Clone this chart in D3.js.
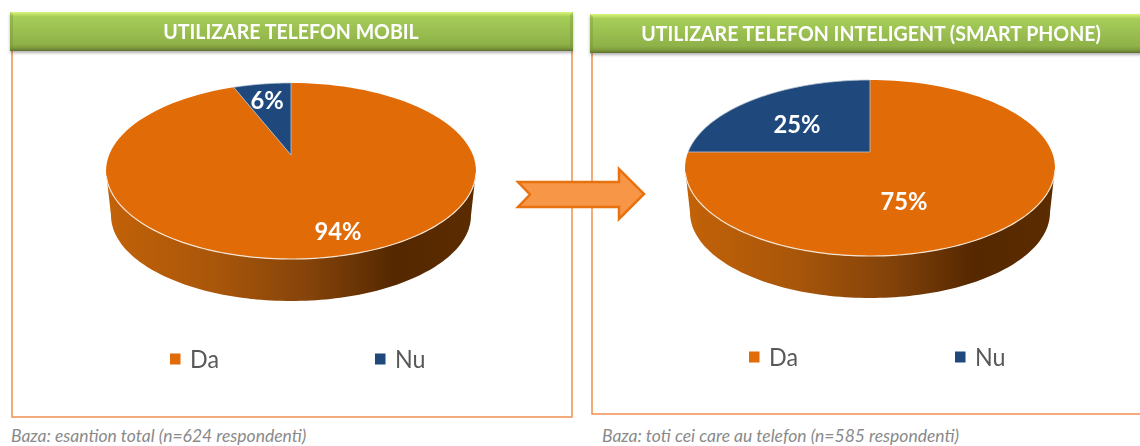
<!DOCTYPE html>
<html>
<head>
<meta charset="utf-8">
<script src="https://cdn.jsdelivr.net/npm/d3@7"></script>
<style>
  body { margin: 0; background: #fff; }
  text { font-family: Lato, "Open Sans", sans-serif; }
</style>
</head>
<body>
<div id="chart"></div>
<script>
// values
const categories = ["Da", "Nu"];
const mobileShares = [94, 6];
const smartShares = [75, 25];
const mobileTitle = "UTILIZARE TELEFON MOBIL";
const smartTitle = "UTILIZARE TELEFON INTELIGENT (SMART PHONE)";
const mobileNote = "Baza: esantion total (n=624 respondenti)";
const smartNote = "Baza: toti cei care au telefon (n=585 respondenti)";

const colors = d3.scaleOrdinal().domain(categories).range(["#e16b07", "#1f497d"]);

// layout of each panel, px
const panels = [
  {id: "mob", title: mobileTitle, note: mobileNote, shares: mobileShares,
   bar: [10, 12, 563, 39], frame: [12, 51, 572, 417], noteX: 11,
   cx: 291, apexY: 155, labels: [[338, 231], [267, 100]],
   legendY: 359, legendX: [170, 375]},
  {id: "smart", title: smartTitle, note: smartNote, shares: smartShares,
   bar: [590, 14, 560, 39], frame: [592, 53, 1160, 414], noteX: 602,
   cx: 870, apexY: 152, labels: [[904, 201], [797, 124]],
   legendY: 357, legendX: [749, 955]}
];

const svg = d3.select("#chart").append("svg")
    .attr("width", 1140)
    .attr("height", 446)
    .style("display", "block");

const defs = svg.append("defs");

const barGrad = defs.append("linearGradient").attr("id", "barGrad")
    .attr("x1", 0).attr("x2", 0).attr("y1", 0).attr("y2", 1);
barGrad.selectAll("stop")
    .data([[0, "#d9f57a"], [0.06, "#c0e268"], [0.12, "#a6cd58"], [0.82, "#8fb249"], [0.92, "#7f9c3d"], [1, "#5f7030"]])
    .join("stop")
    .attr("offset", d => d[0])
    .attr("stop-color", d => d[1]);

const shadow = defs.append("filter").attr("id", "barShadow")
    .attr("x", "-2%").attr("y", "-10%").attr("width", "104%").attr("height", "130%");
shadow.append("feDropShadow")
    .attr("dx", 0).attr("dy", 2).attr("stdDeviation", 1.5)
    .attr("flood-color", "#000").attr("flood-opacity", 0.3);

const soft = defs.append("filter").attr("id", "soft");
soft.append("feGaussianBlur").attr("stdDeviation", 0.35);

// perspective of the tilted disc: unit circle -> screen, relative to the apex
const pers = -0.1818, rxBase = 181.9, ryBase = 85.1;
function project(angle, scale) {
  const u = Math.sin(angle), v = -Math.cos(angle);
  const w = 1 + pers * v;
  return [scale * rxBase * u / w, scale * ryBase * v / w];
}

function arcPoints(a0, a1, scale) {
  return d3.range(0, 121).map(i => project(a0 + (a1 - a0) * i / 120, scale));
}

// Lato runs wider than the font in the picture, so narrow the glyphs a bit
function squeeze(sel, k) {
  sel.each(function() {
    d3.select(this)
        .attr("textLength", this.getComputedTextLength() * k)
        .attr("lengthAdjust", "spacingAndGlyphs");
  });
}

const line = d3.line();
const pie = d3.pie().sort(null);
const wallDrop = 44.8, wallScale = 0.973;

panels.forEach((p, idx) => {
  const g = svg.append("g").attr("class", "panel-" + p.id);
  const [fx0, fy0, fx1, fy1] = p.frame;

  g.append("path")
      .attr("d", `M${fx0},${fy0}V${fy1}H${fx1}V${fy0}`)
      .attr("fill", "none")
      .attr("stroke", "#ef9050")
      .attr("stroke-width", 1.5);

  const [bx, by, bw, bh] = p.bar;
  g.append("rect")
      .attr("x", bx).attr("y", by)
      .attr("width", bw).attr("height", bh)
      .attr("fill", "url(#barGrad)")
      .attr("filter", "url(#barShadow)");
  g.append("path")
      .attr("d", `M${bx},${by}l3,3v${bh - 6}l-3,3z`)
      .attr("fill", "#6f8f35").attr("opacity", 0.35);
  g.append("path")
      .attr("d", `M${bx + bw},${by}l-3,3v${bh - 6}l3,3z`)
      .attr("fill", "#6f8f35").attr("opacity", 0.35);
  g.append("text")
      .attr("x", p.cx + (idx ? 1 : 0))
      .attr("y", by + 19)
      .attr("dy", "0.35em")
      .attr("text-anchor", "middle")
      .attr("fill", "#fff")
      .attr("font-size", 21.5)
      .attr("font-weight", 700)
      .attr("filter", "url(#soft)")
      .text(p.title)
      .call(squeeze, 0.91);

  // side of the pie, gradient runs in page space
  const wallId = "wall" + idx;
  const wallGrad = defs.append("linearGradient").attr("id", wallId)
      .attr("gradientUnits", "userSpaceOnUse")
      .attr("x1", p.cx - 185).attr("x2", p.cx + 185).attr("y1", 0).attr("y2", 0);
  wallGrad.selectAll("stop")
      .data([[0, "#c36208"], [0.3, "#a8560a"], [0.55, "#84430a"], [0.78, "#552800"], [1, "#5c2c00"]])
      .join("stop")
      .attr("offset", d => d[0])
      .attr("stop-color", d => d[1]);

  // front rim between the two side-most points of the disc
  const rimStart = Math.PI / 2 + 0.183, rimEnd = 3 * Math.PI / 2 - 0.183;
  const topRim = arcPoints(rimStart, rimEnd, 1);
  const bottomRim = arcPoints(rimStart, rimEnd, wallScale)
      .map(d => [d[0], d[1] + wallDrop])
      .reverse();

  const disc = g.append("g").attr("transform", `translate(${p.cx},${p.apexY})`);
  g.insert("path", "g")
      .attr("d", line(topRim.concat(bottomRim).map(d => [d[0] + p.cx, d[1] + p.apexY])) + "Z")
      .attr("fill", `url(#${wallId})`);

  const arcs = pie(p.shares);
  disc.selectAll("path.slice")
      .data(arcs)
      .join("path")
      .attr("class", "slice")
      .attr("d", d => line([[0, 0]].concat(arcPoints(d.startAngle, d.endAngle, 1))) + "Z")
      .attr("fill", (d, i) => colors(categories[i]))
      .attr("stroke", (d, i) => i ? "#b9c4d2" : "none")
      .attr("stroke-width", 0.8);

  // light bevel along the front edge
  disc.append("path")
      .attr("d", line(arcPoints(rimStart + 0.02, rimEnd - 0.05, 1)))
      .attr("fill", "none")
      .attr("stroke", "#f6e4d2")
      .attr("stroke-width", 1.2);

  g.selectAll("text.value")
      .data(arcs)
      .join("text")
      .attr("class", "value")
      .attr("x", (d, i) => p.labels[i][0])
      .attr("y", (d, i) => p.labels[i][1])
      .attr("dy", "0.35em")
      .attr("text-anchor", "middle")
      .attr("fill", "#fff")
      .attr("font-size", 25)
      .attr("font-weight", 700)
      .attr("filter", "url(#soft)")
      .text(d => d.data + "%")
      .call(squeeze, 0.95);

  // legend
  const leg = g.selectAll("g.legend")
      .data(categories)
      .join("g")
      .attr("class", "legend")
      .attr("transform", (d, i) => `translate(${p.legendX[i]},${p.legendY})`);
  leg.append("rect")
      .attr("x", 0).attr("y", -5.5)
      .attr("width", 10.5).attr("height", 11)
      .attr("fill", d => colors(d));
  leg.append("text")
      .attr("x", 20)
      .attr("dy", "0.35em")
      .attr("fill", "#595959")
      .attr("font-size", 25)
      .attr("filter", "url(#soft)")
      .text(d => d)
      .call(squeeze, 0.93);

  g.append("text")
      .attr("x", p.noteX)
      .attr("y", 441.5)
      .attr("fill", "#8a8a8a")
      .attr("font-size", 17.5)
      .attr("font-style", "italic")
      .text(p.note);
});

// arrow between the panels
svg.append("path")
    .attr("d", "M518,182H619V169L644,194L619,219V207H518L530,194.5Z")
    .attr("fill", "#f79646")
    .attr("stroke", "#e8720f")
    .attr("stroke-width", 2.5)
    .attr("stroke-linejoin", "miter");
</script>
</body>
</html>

§ Given task
Search the data above for the string "this" and copy each line that has it.

§ Answer to the problem
Clone this chart in D3.js.
    d3.select(this)
        .attr("textLength", this.getComputedTextLength() * k)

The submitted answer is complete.